Rosa María Payá will be presenting an appeal for a judicial review of the conviction of Angel Carromero for the events that caused the death of her father, Oswaldo Payá, and her friend Harold Cepero.

“According to Cuban law, anyone can request a review of a criminal case and I decided to do it not only because Angel Carromero alleged that another car had intentionally hit the car he was driving, but also because the rules of due process were violated when he was prevented from providing expert evidence which would determine if the event was provoked,” she said.

Bringing freedom and democracy to totalitarian Cuba will be no easy task. Two indispensable ingredients, though, must be courage on the part of the country’s dissidents and democrats, and international solidarity with them, The Washington Post notes:

Both were on display in Havana over the past week. At the center of events was Rosa María Payá Acevedo, daughter of the late Oswaldo Payá, a recipient of the European Parliament’s Sakharov Prize for freedom of thought who lost his life in a still-unexplained 2012 car crash. Ms. Payá decided to pay tribute to her father by awarding a human rights prize in his name and chose as the first recipient Luis Almagro, the Uruguayan secretary general of the Organization of American States, who has distinguished himself through forthright condemnation of repression in Cuba’s authoritarian ally Venezuela.

“That the Almagro Affair had to do with an award named for Oswaldo Payá, a true martyr in the cause of freedom who was inspired by Christian Democratic convictions, suggests that the Castro regime and those who wish to inherit its power are nervous,” notes George Weigel, Distinguished Senior Fellow of Washington’s Ethics and Public Policy Center.
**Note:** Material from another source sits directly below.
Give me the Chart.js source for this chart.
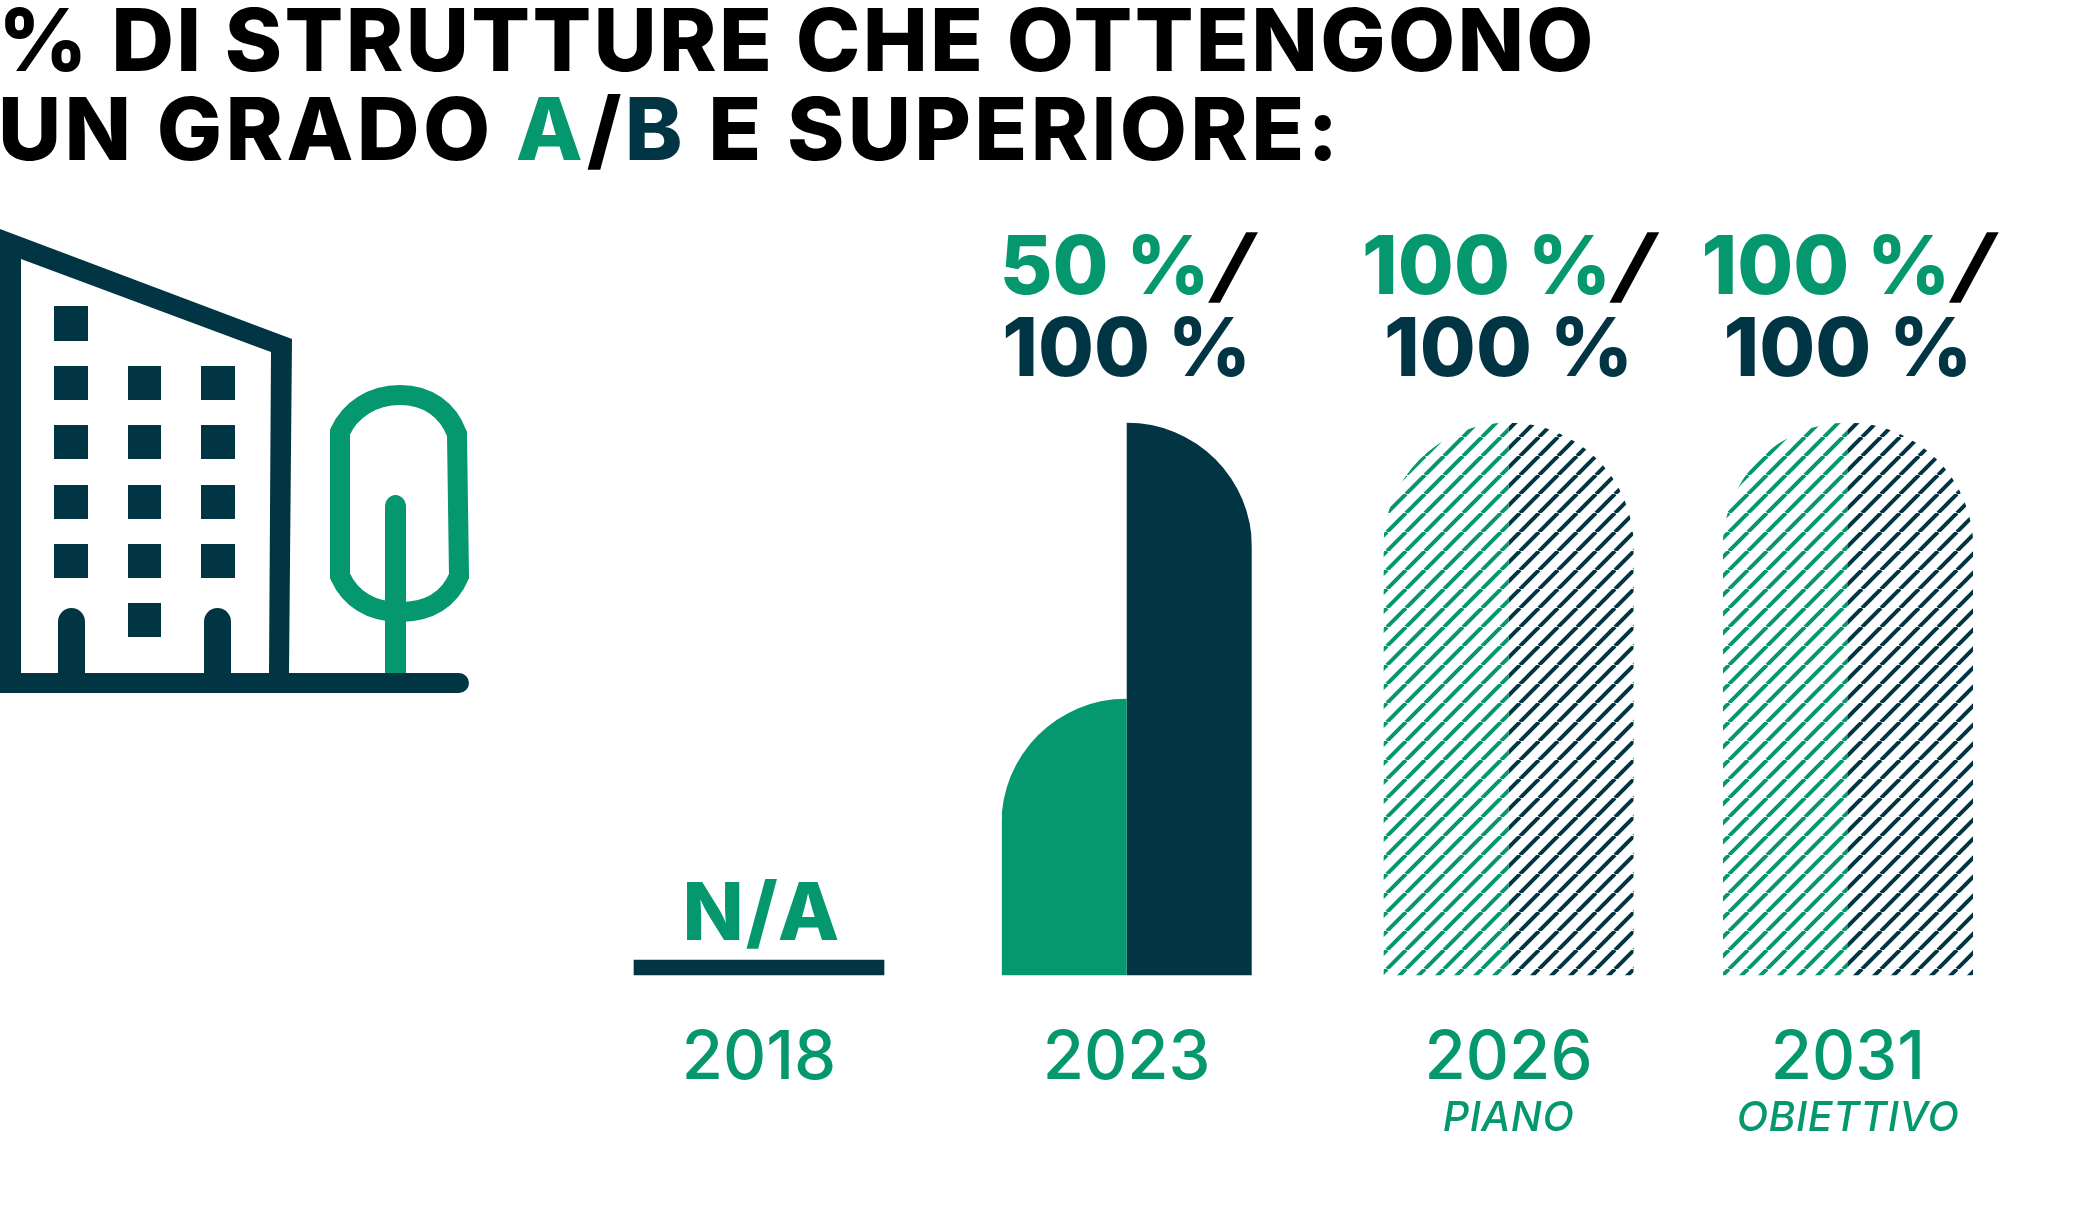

“Authoritarians confident of their position would not have reacted so stupidly to an award being given to a left-leaning, Spanish-speaking, Latin American politician — unless, that is, they were afraid that the memory of Oswaldo Payá would be rekindled in the ceremony in which Almagro received the Payá Award,” he writes for The National Review. All the more reason, then, to stop appeasing the Castro regime, and start taking steps to ensure progress in Cuba — and not just economic progress, but progress in human rights and the rule of law, adds Weigel, a board member of the National Endowment for Democracy, the Washington-based democracy assistance group.

The Cuban government is practicing abroad what it is strictly forbidden within its own borders, says Gabriel C. Salvia (left), Director General of the Centro para la Apertura y el Desarrollo de América Latina (CADAL). The regime is infringing the political reciprocity principle in bilateral relations, he writes for Latin America Goes Global.
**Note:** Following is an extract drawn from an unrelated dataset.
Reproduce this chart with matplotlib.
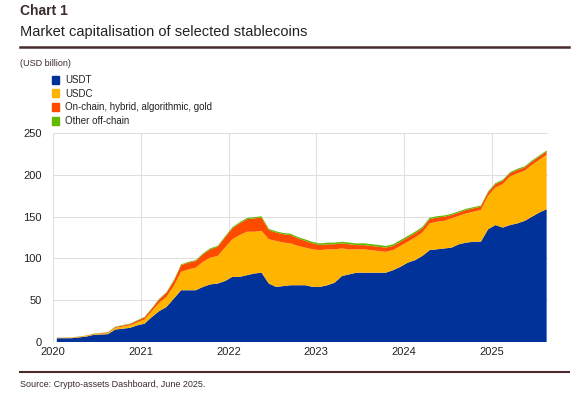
import matplotlib.pyplot as plt
import numpy as np

usdt = [4.6, 4.6, 4.6, 5.5, 6.5, 8.5, 9, 9.5, 15, 16, 17, 20,
        22, 30, 37, 42, 52, 62, 62, 62, 66, 69, 70, 73,
        78, 78, 80, 82, 83, 70, 66, 67, 68, 68, 68, 66,
        66, 68, 71, 79, 81, 83, 83, 83, 83, 83, 86, 90,
        95, 98, 103, 110, 111, 112, 113, 117, 119, 120, 120, 135,
        140, 137, 140, 142, 145, 150, 155, 159]
usdc = [0.4, 0.4, 0.5, 0.7, 0.7, 0.8, 1, 1.2, 2, 2.5, 3, 3.5,
        5, 7, 10, 12, 15, 22, 25, 27, 30, 32, 33, 40,
        45, 50, 52, 50, 50, 53, 55, 52, 50, 47, 45, 45,
        44, 43, 40, 33, 30, 28, 28, 27, 26, 25, 24, 25,
        25, 27, 28, 32, 33, 33, 35, 34, 35, 36, 38, 40,
        45, 52, 58, 60, 60, 62, 63, 65]
onchain = [0.2, 0.2, 0.3, 0.3, 0.4, 0.5, 0.6, 0.8, 1, 1.2, 1.5, 2,
           2.5, 3, 4, 5, 6, 8, 8, 8, 9, 10, 11, 12,
           13, 14, 15, 16, 16, 11, 10, 10, 10, 9, 8, 7,
           6, 6, 6, 6, 6, 5, 5, 5, 5, 5, 5, 5,
           5, 5, 5, 5, 5, 5, 4, 4, 4, 4, 4, 4,
           4, 4, 4, 4, 4, 4, 4, 4]
other = [0.1, 0.1, 0.1, 0.2, 0.2, 0.3, 0.3, 0.4, 0.5, 0.5, 0.5, 0.6,
         0.6, 0.7, 0.8, 0.8, 1, 1, 1, 1, 1.2, 1.2, 1.2, 1.3,
         1.3, 1.4, 1.4, 1.5, 1.5, 1.5, 1.5, 1.5, 1.6, 1.6, 1.8, 1.8,
         2, 2, 2, 2, 2, 2, 2.2, 2.2, 2.2, 2, 2, 2,
         2, 2, 1.8, 1.8, 1.6, 1.5, 1.5, 1.5, 1.5, 1.4, 1.4, 1.4,
         1.3, 1.3, 1.3, 1.3, 1.3, 1.3, 1.3, 1.3]
labels = ["USDT", "USDC", "On-chain, hybrid, algorithmic, gold", "Other off-chain"]
colors = ["#003299", "#FFB400", "#FF4B00", "#65B800"]

x = 2020 + np.arange(len(usdt)) / 12 + 1 / 24

plt.rcParams['font.family'] = ['Liberation Sans', 'DejaVu Sans']
fig = plt.figure(figsize=(5.78, 4.01), dpi=100)
ax = fig.add_axes([0.092, 0.147, 0.856, 0.521])
ax.stackplot(x, usdt, usdc, onchain, other, colors=colors, linewidth=0)
ax.set_xlim(2020, 2025.64)
ax.set_ylim(0, 250)
ax.set_xticks(range(2020, 2026))
ax.set_yticks(range(0, 251, 50))
ax.grid(color='#dddddd', linewidth=0.7)
ax.set_axisbelow(True)
for s in ax.spines.values():
    s.set_visible(False)
ax.tick_params(length=0, labelsize=8, colors='#222222')
ax.tick_params(axis='y', pad=8)

fig.text(0.035, 0.962, "Chart 1", fontsize=10, fontweight='bold', color='#3b2b2b')
fig.text(0.035, 0.91, "Market capitalisation of selected stablecoins", fontsize=10.5, color='#222222')
fig.add_artist(plt.Line2D([0.035, 0.985], [0.882, 0.882], color='#4b2a2e', linewidth=1.8))
fig.text(0.035, 0.835, "(USD billion)", fontsize=6.5, color='#3b2b2b')
for i, (lab, c) in enumerate(zip(labels, colors)):
    y = 0.795 - i * 0.034
    fig.patches.append(plt.Rectangle((0.09, y - 0.004), 0.012, 0.02, color=c, transform=fig.transFigure))
    fig.text(0.113, y - 0.002, lab, fontsize=7, color='#222222')
fig.add_artist(plt.Line2D([0.035, 0.985], [0.072, 0.072], color='#4b2a2e', linewidth=1.5))
fig.text(0.035, 0.035, "Source: Crypto-assets Dashboard, June 2025.", fontsize=6.5, color='#3b2b2b')
fig.savefig("out.png", dpi=100)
Once again, Raúl Castro’s government finds itself exposed on the international stage, and its political dogmatism may lead several democratic countries to review their relationship with Cuba. From a democratic perspective, the reaction of the single-party Cuba, regarding the initiative of the Latin-American network “Youth for Democracy” in Havana, to give the Organization of American States (OAS) Secretary General an award as well as a posthumous recognition to the former Chilean President Patricio Aylwin, is ridiculous.

It is a historical shame that Cuba is the only Western country that is less advanced than it was in the mid 20th century, notes analyst Roberto Alvarez Quinones. The same cannot even be said of Haiti. Many Cubans on the island would be happy if the country enjoyed the same standard of living it did 60 years ago today, when it was one of the highest in Latin America.